Meta-atheism is also supported by more contemporary things than dusty old philosophy books.

Hypocrisy is of course not limited to believers, but one must be struck by some of the more flagrant cases of religious hypocrisy regularly in the news. Television preachers' criminal activities, priests engaged in pedophilia, evangelicals publicly condemning homosexuality while privately practicing it, family-values legislators conducting extramarital affairs, even religious teens promoting abstinence while sexing up: there is no shortage of alleged believers violating the tenets they claim to believe.

One common response, of course, is to cite our weakness of will, or sinful nature.

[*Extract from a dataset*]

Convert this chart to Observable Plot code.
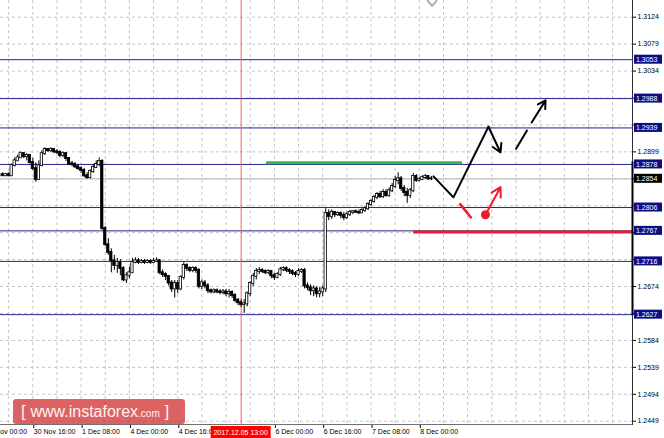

But ask yourself: if you really believed in an all-powerful God who condemned that behavior, who condemned (for eternity) individuals who engaged in that behavior, could you really, even for a second, engage in that behavior? (Compare: if you really believed that the bridge you were about to cross was going to collapse, would you even chance driving over it?)

Actions do speak louder than words: they reflect what we really believe. And most religious believers regularly engage in actions inconsistent with genuine religious belief. So they must not really believe after all.

There are many other, more mundane, examples. Even believers may not believe that this is the best of all possible worlds, but surely they believe that everything that occurs does so because it is God's will that it occur. But then why, exactly, should anyone get upset when anything happens, since everything that happens does so because the all-knowing and all-good God wills that it occurs? Or more painfully, people grieve when they lose their loved ones, especially children. But if you really believe in God, what is there to grieve about? This world, the actual world we inhabit, is far inferior to the afterlife, to heaven, to being with God. Certainly a child who dies young, before ever having the opportunity to be morally culpable for anything, would merit the more positive final disposition rather than the more negative. But then her death would be an occasion for rejoicing, on her behalf, not an occasion for grieving on our own.

This brief case for meta-atheism doesn't address all forms of "belief," of course. These days, lots of people will say (for example) that they believe in "something greater," even if they don't sign on to any specific set of institutional religious beliefs. But then again, if you don't believe in a "something greater" with the specific properties God allegedly has, then it isn't God you believe in either.

So most people do not believe in God, even if they claim -- not merely to others, but even to themselves -- that they do.